As adults, there are many skills we take for granted and assume we have always ‘known’ how do. We can catch, throw, jump, jump, skip, hop and run all without thinking too much about it but what we have forgotten is that at some stage or other in our lives we did actually learn these skills!
A high level of fundamental movement skill competence in childhood leads to a number of positive health and physical outcomes. Children who possess high FMS levels have a greater chance of maintaining good health, are more likely to participate in physical activity and possess better fitness in later life. The younger we can teach these skills to our children, the better.
As childhood obesity grips the nation, and children are becoming less and less active, these fundamental skills, which were once learned incidentally, are being mastered by fewer and fewer children,
This is resulting in a generation of youth who do not have the basic skills required to feel competent to take part in sports and are therefore shying away from them completely.

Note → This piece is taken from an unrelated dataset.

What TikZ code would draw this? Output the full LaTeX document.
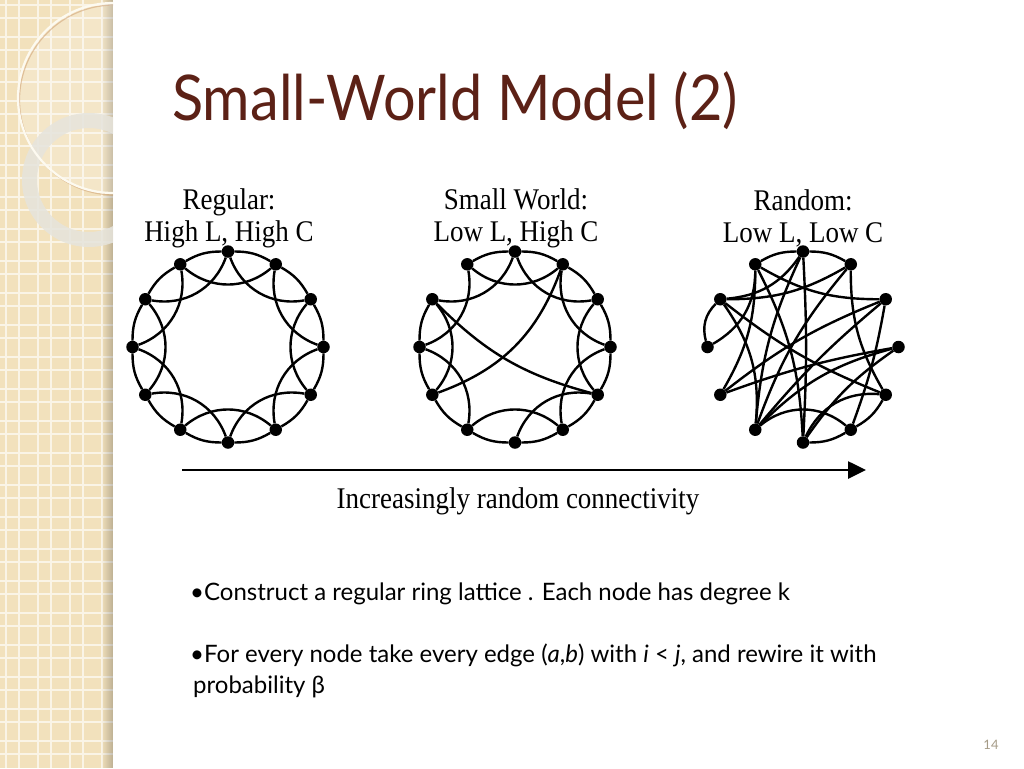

It is essential to introduce your kids to these skills from an early age and give them the confidence to execute them. Take it back to basics. Run in the garden, play with the ball, climb rocks at the beach, create obstacle courses in the sitting room, play hopscotch, skip with a rope… but most importantly, keep it fun! You don’t need to expect your child to become a competent sports person overnight, you simply want to equip them with the basic skills to allow them to develop their interest in sports and fitness as they grow.